The landmark decision will enable two things: For this particular victim to now sue the church for damages, and secondly, pave the way for other victims to do so.
It’s estimated that there are about 500 victims who signed similar deeds of release, often for small financial payouts, under the Catholic Church’s controversial “Melbourne Response.
Overturning ‘paltry’ settlements for victims
It was set up in 1996 by George Pell, who had his conviction for child sexual offences overturned in an appeal to the High Court in April this year. He has since left Australia and returned to the Vatican.
The fund was specifically set up by the church to compensate victims of child sexual abuse at the hands of Catholic Priests has long been criticised for handing out paltry payments which do not in any way reflect the severity of the life-long damage inflicted on survivors, nor the Church’s ability to be financially accountable to victims, given that the value of the Church’s assets in Australia alone are estimated at around $30 billion.
Under the Melbourne Response, compensation payments were drastically capped – the average payout was just $36,000 and victims were forced to sign a ‘deed of release’ – a legal document waiving their right to take civil action against the Church, or to speak publicly about the abuse. Victims were often put onto the scheme without being offered legal advice, or encouraged to seek it.
In this case, the victim, known only as WCB, was repeatedly sexully assaulted as an alter boy by altar boy over several years between 1977 and 1980 from the age of 11, by Warragul priest Daniel Hourigan. The abuse took place at the Warragul presbytery, in Hourigan’s car and on trips to Lakes Entrance, Stawell, Queensland, Ballarat and Orbost, the court heard.
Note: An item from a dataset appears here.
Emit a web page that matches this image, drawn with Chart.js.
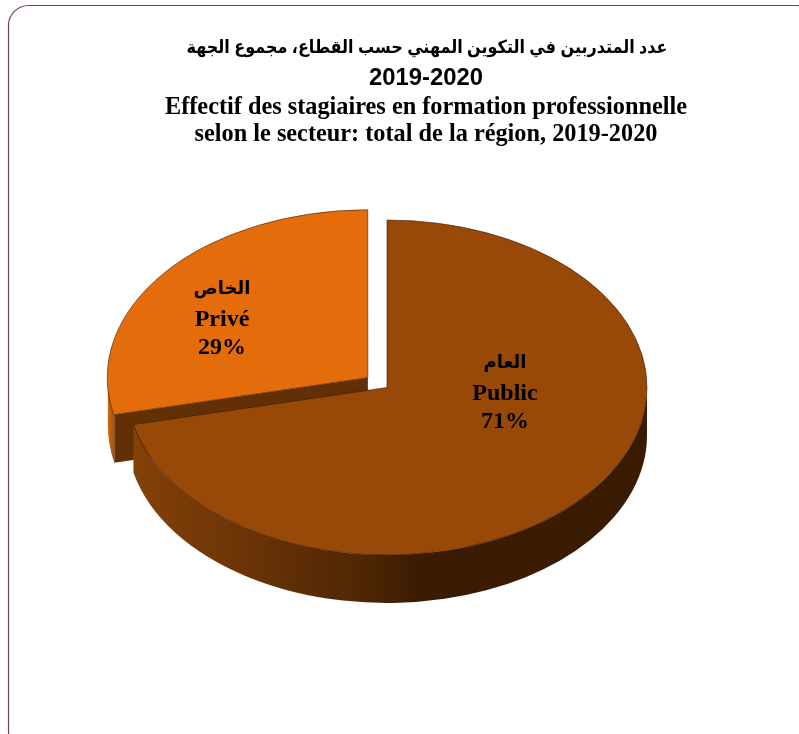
<!DOCTYPE html>
<html>
<head>
<meta charset="utf-8">
<title>Effectif des stagiaires</title>
<script src="https://cdn.jsdelivr.net/npm/chart.js@4/dist/chart.umd.js"></script>
<style>
  html, body { margin: 0; padding: 0; background: #fff; overflow: hidden; }
  canvas { display: block; }
</style>
</head>
<body>
<canvas id="pie3d" width="799" height="734"></canvas>
<script>
// Data
const categoriesAr = ['العام', 'الخاص'];
const categoriesFr = ['Public', 'Privé'];
const shares = [71.45, 28.55];
const titleAr = ['عدد المتدربين في التكوين المهني حسب القطاع، مجموع الجهة', '2019-2020'];
const titleFr = ['Effectif des stagiaires en formation professionnelle', 'selon le secteur: total de la région, 2019-2020'];

// Look of the 3D pie
const topColors = ['#984807', '#e46c0a'];
const sliceOffsets = [0, 98];
const radius = 260;
const flatten = 167.5 / 260; // ellipse height / width
const depth = 48;
const centerY = 387.5;
const labelCenters = [[505, 394], [222, 320]];

function frontWall(ctx, cx, cy, a0, a1, fill) {
  // visible part of the outer wall: the front half of the ellipse
  const from = Math.max(a0, 0);
  const to = Math.min(a1, Math.PI);
  if (to <= from) return;
  ctx.beginPath();
  ctx.ellipse(cx, cy, radius, radius * flatten, 0, from, to);
  ctx.ellipse(cx, cy + depth, radius, radius * flatten, 0, to, from, true);
  ctx.closePath();
  ctx.fillStyle = fill;
  ctx.fill();
}

const pie3dPlugin = {
  id: 'pie3d',
  beforeDraw(chart) {
    // rounded frame, runs off the right and bottom of the page
    const ctx = chart.ctx;
    ctx.save();
    ctx.fillStyle = '#fff';
    ctx.fillRect(0, 0, chart.width, chart.height);
    ctx.beginPath();
    ctx.roundRect(8.5, 5.5, 808, 745, 20);
    ctx.strokeStyle = '#7b3f42';
    ctx.lineWidth = 1.2;
    ctx.stroke();
    ctx.restore();
  },
  beforeDatasetsDraw(chart) {
    const ctx = chart.ctx;
    const arcs = chart.getDatasetMeta(0).data;
    const pub = arcs[0];
    const priv = arcs[1];

    ctx.save();
    // private slice walls go first, the public slice covers them
    const mid = (priv.startAngle + priv.endAngle) / 2;
    const px = priv.x + Math.cos(mid) * sliceOffsets[1] / 4;
    const py = centerY + Math.sin(mid) * sliceOffsets[1] / 4 * flatten;
    const gp = ctx.createLinearGradient(107, 0, 114, 0);
    gp.addColorStop(0, '#d9690d');
    gp.addColorStop(1, '#a4520c');
    frontWall(ctx, px, py, priv.startAngle, priv.endAngle, gp);
    const ex = px + Math.cos(priv.startAngle) * radius;
    const ey = py + Math.sin(priv.startAngle) * radius * flatten;
    ctx.beginPath();
    ctx.moveTo(px, py);
    ctx.lineTo(ex, ey);
    ctx.lineTo(ex, ey + depth);
    ctx.lineTo(px, py + depth);
    ctx.closePath();
    ctx.fillStyle = '#633005';
    ctx.fill();

    const g = ctx.createLinearGradient(132, 0, 647, 0);
    g.addColorStop(0, '#844109');
    g.addColorStop(0.25, '#673206');
    g.addColorStop(0.47, '#4c2504');
    g.addColorStop(0.55, '#3b1c03');
    g.addColorStop(1, '#3a1b02');
    frontWall(ctx, pub.x, centerY, pub.startAngle, pub.endAngle, g);
    ctx.restore();

    // flatten the pie for the top faces
    ctx.save();
    ctx.translate(0, centerY);
    ctx.scale(1, flatten);
    ctx.translate(0, -centerY);
  },
  afterDatasetsDraw(chart) {
    chart.ctx.restore();
  },
  afterDraw(chart) {
    const ctx = chart.ctx;
    ctx.save();
    ctx.fillStyle = '#000';
    ctx.textAlign = 'center';
    ctx.textBaseline = 'middle';

    // titles
    ctx.direction = 'rtl';
    ctx.font = 'bold 18px "Liberation Sans", "DejaVu Sans", sans-serif';
    ctx.fillText(titleAr[0], 427, 48, 481);
    ctx.direction = 'ltr';
    ctx.font = 'bold 23.8px "Liberation Sans", sans-serif';
    ctx.fillText(titleAr[1], 426, 78);
    ctx.font = 'bold 24.3px "Liberation Serif", serif';
    ctx.fillText(titleFr[0], 426, 108);
    ctx.fillText(titleFr[1], 426, 135);

    // slice labels
    const total = shares.reduce((a, b) => a + b, 0);
    shares.forEach((v, i) => {
      const [x, y] = labelCenters[i];
      ctx.direction = 'rtl';
      ctx.font = 'bold 18px "Liberation Serif", "DejaVu Sans", serif';
      ctx.fillText(categoriesAr[i], x, y - 31);
      ctx.direction = 'ltr';
      ctx.font = 'bold 24px "Liberation Serif", serif';
      ctx.fillText(categoriesFr[i], x, y);
      ctx.fillText(Math.round(v / total * 100) + '%', x, y + 28);
    });
    ctx.restore();
  },
};

new Chart(document.getElementById('pie3d').getContext('2d'), {
  type: 'pie',
  data: {
    labels: categoriesFr,
    datasets: [
      {
        data: shares,
        backgroundColor: topColors,
        borderColor: 'rgba(50, 25, 5, 0.7)',
        borderWidth: 1,
        offset: sliceOffsets,
      },
    ],
  },
  options: {
    responsive: false,
    animation: false,
    radius: radius,
    layout: { padding: { left: 0, right: 25, top: 41, bottom: 0 } },
    plugins: {
      legend: { display: false },
      title: { display: false },
      tooltip: { enabled: false },
    },
  },
  plugins: [pie3dPlugin],
});
</script>
</body>
</html>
Daniel Hourigan died in 1995, three days after police had charged him with the sexual assault of a boy. It’s been reported that after his death senior figures in the diocese where he was a priest confirmed they knew of the offending.
Last year in Victoria, the state government passed a law allowing courts to set aside a past deed of release or court judgment relating to child sexual abuse.
In handing down the finding, Justice Andrew Keogh described the abuse of WCB as “horrendous” and said the evidence supported a “significant assessment of damages.” He accepted that WCB continued to suffer from the significant adverse impacts of the abuse, which has included struggling at school and work, nightmares and depression, heavy drinking and social isolation.
The lawyers representing WCB say they have more than a dozen other survivors in the process of making claims to overturn settlements.
Dismantling the power of the Church over victims
The judgement turns the tables on the power previously held by the church, which has, over many decades covered up abuse by threatening to ostracise complainants, or making small payouts to victims and families who’ve complained, by moving priests on to other locations, or by reducing their duties.
Finally, victims will have a chance to seek retribution via civil action not just for the compensation they deserve for battling through years of trauma, but to be acknowledged by the Catholic Church.
For many survivors, the opportunity to stand up to the Church that they feared for so long and to have their abuse recognised and legitimised, will go some way towards healing the wounds.
In 2017, the Royal Commission heard 4,444 allegations of abuse involving 1,800 Catholic Church figures. Many victims have died or committed suicide as a result of the abuse. Many others, supported by appropriate legislation, are now gaining the strength to come forward.